* AVAILABLE DATA *
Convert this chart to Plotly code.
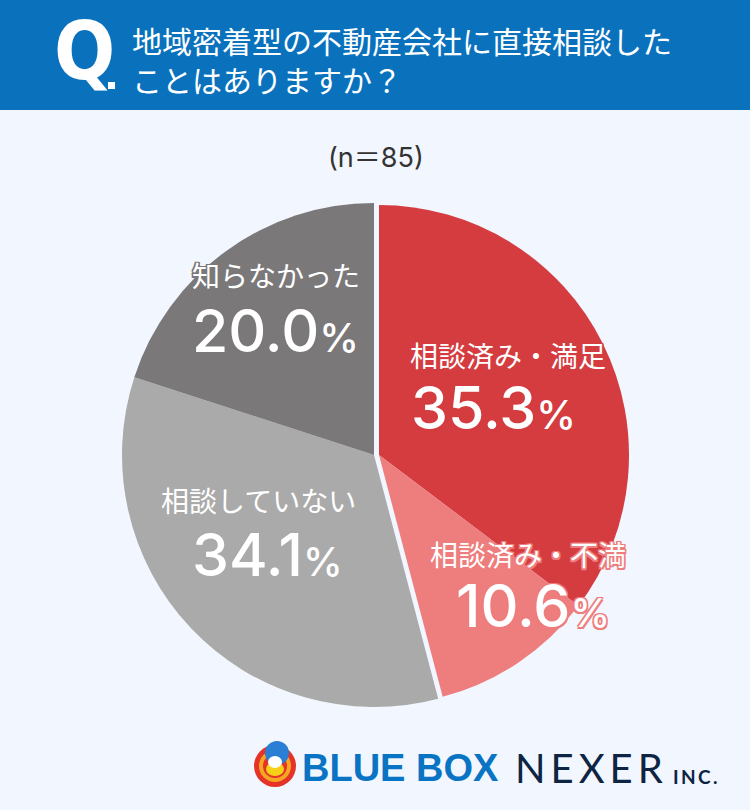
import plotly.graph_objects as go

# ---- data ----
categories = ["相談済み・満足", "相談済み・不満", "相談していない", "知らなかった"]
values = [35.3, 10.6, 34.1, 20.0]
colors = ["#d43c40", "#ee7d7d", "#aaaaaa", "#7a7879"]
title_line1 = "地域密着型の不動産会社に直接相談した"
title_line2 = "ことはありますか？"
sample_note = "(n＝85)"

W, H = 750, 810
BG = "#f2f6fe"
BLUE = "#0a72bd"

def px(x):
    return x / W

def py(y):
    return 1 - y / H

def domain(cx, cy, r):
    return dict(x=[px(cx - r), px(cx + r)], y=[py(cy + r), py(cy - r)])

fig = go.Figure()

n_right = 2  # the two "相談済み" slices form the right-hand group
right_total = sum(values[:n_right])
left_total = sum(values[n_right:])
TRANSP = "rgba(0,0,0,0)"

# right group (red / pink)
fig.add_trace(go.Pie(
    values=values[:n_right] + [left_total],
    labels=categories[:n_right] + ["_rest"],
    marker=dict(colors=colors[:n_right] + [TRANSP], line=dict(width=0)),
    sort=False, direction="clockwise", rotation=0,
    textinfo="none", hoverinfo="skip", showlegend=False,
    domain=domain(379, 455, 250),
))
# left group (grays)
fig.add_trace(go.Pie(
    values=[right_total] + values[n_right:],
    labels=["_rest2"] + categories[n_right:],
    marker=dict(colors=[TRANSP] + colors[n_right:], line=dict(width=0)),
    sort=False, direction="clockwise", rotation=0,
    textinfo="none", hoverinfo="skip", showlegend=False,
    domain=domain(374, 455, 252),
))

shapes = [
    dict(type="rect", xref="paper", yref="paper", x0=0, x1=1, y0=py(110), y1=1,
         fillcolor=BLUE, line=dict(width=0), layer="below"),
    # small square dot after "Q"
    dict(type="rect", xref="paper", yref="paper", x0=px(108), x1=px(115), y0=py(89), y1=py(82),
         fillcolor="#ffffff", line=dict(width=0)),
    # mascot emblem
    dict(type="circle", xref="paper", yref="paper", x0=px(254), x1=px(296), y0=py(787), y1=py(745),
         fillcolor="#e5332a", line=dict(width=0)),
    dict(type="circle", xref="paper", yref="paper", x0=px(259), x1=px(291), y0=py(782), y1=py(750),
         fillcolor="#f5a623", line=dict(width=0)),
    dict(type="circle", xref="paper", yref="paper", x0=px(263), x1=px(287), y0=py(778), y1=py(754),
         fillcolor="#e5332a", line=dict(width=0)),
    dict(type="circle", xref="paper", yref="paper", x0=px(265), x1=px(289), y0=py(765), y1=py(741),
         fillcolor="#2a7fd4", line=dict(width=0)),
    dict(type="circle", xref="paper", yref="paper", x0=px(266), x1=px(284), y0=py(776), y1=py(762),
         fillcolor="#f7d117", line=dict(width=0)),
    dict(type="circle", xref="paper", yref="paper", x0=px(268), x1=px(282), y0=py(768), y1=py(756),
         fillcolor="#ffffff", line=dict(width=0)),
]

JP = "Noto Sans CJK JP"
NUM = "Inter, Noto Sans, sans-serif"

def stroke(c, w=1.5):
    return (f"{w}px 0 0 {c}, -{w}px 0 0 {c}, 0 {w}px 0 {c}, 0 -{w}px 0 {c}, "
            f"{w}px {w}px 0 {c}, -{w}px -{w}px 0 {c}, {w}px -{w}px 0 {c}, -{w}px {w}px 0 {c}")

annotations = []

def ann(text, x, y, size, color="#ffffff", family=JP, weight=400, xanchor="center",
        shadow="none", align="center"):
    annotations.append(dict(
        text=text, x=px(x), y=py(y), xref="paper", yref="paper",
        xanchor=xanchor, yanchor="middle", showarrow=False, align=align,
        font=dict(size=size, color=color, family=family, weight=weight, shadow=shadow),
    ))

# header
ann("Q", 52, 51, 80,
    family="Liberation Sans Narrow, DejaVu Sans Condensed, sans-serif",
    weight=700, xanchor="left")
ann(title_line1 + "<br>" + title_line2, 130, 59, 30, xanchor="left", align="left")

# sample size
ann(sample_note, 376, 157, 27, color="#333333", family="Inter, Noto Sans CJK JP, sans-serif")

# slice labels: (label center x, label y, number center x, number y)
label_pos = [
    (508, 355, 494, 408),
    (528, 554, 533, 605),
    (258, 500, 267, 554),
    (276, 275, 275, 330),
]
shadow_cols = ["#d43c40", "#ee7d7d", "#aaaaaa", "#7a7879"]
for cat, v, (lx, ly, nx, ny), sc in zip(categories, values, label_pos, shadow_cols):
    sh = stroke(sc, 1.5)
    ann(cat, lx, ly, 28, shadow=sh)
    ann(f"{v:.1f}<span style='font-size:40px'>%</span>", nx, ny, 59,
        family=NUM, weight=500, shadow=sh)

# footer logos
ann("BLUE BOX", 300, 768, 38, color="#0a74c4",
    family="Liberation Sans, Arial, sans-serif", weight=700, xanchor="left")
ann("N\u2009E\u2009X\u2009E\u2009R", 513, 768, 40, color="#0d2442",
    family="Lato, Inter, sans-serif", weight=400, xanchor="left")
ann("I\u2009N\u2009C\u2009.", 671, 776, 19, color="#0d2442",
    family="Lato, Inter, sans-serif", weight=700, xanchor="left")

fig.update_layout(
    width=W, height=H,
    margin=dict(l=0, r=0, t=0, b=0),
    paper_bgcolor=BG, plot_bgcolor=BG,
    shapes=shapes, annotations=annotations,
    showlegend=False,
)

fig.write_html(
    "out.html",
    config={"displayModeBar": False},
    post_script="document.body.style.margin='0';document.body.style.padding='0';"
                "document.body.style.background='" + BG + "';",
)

* THE EXERCISE *
Reproduce the data above in full, exactly as it is, with the pictures left out.

* FULL ANSWER *
Convert this chart to Plotly code.
import plotly.graph_objects as go

# ---- data ----
categories = ["相談済み・満足", "相談済み・不満", "相談していない", "知らなかった"]
values = [35.3, 10.6, 34.1, 20.0]
colors = ["#d43c40", "#ee7d7d", "#aaaaaa", "#7a7879"]
title_line1 = "地域密着型の不動産会社に直接相談した"
title_line2 = "ことはありますか？"
sample_note = "(n＝85)"

W, H = 750, 810
BG = "#f2f6fe"
BLUE = "#0a72bd"

def px(x):
    return x / W

def py(y):
    return 1 - y / H

def domain(cx, cy, r):
    return dict(x=[px(cx - r), px(cx + r)], y=[py(cy + r), py(cy - r)])

fig = go.Figure()

n_right = 2  # the two "相談済み" slices form the right-hand group
right_total = sum(values[:n_right])
left_total = sum(values[n_right:])
TRANSP = "rgba(0,0,0,0)"

# right group (red / pink)
fig.add_trace(go.Pie(
    values=values[:n_right] + [left_total],
    labels=categories[:n_right] + ["_rest"],
    marker=dict(colors=colors[:n_right] + [TRANSP], line=dict(width=0)),
    sort=False, direction="clockwise", rotation=0,
    textinfo="none", hoverinfo="skip", showlegend=False,
    domain=domain(379, 455, 250),
))
# left group (grays)
fig.add_trace(go.Pie(
    values=[right_total] + values[n_right:],
    labels=["_rest2"] + categories[n_right:],
    marker=dict(colors=[TRANSP] + colors[n_right:], line=dict(width=0)),
    sort=False, direction="clockwise", rotation=0,
    textinfo="none", hoverinfo="skip", showlegend=False,
    domain=domain(374, 455, 252),
))

shapes = [
    dict(type="rect", xref="paper", yref="paper", x0=0, x1=1, y0=py(110), y1=1,
         fillcolor=BLUE, line=dict(width=0), layer="below"),
    # small square dot after "Q"
    dict(type="rect", xref="paper", yref="paper", x0=px(108), x1=px(115), y0=py(89), y1=py(82),
         fillcolor="#ffffff", line=dict(width=0)),
    # mascot emblem
    dict(type="circle", xref="paper", yref="paper", x0=px(254), x1=px(296), y0=py(787), y1=py(745),
         fillcolor="#e5332a", line=dict(width=0)),
    dict(type="circle", xref="paper", yref="paper", x0=px(259), x1=px(291), y0=py(782), y1=py(750),
         fillcolor="#f5a623", line=dict(width=0)),
    dict(type="circle", xref="paper", yref="paper", x0=px(263), x1=px(287), y0=py(778), y1=py(754),
         fillcolor="#e5332a", line=dict(width=0)),
    dict(type="circle", xref="paper", yref="paper", x0=px(265), x1=px(289), y0=py(765), y1=py(741),
         fillcolor="#2a7fd4", line=dict(width=0)),
    dict(type="circle", xref="paper", yref="paper", x0=px(266), x1=px(284), y0=py(776), y1=py(762),
         fillcolor="#f7d117", line=dict(width=0)),
    dict(type="circle", xref="paper", yref="paper", x0=px(268), x1=px(282), y0=py(768), y1=py(756),
         fillcolor="#ffffff", line=dict(width=0)),
]

JP = "Noto Sans CJK JP"
NUM = "Inter, Noto Sans, sans-serif"

def stroke(c, w=1.5):
    return (f"{w}px 0 0 {c}, -{w}px 0 0 {c}, 0 {w}px 0 {c}, 0 -{w}px 0 {c}, "
            f"{w}px {w}px 0 {c}, -{w}px -{w}px 0 {c}, {w}px -{w}px 0 {c}, -{w}px {w}px 0 {c}")

annotations = []

def ann(text, x, y, size, color="#ffffff", family=JP, weight=400, xanchor="center",
        shadow="none", align="center"):
    annotations.append(dict(
        text=text, x=px(x), y=py(y), xref="paper", yref="paper",
        xanchor=xanchor, yanchor="middle", showarrow=False, align=align,
        font=dict(size=size, color=color, family=family, weight=weight, shadow=shadow),
    ))

# header
ann("Q", 52, 51, 80,
    family="Liberation Sans Narrow, DejaVu Sans Condensed, sans-serif",
    weight=700, xanchor="left")
ann(title_line1 + "<br>" + title_line2, 130, 59, 30, xanchor="left", align="left")

# sample size
ann(sample_note, 376, 157, 27, color="#333333", family="Inter, Noto Sans CJK JP, sans-serif")

# slice labels: (label center x, label y, number center x, number y)
label_pos = [
    (508, 355, 494, 408),
    (528, 554, 533, 605),
    (258, 500, 267, 554),
    (276, 275, 275, 330),
]
shadow_cols = ["#d43c40", "#ee7d7d", "#aaaaaa", "#7a7879"]
for cat, v, (lx, ly, nx, ny), sc in zip(categories, values, label_pos, shadow_cols):
    sh = stroke(sc, 1.5)
    ann(cat, lx, ly, 28, shadow=sh)
    ann(f"{v:.1f}<span style='font-size:40px'>%</span>", nx, ny, 59,
        family=NUM, weight=500, shadow=sh)

# footer logos
ann("BLUE BOX", 300, 768, 38, color="#0a74c4",
    family="Liberation Sans, Arial, sans-serif", weight=700, xanchor="left")
ann("N\u2009E\u2009X\u2009E\u2009R", 513, 768, 40, color="#0d2442",
    family="Lato, Inter, sans-serif", weight=400, xanchor="left")
ann("I\u2009N\u2009C\u2009.", 671, 776, 19, color="#0d2442",
    family="Lato, Inter, sans-serif", weight=700, xanchor="left")

fig.update_layout(
    width=W, height=H,
    margin=dict(l=0, r=0, t=0, b=0),
    paper_bgcolor=BG, plot_bgcolor=BG,
    shapes=shapes, annotations=annotations,
    showlegend=False,
)

fig.write_html(
    "out.html",
    config={"displayModeBar": False},
    post_script="document.body.style.margin='0';document.body.style.padding='0';"
                "document.body.style.background='" + BG + "';",
)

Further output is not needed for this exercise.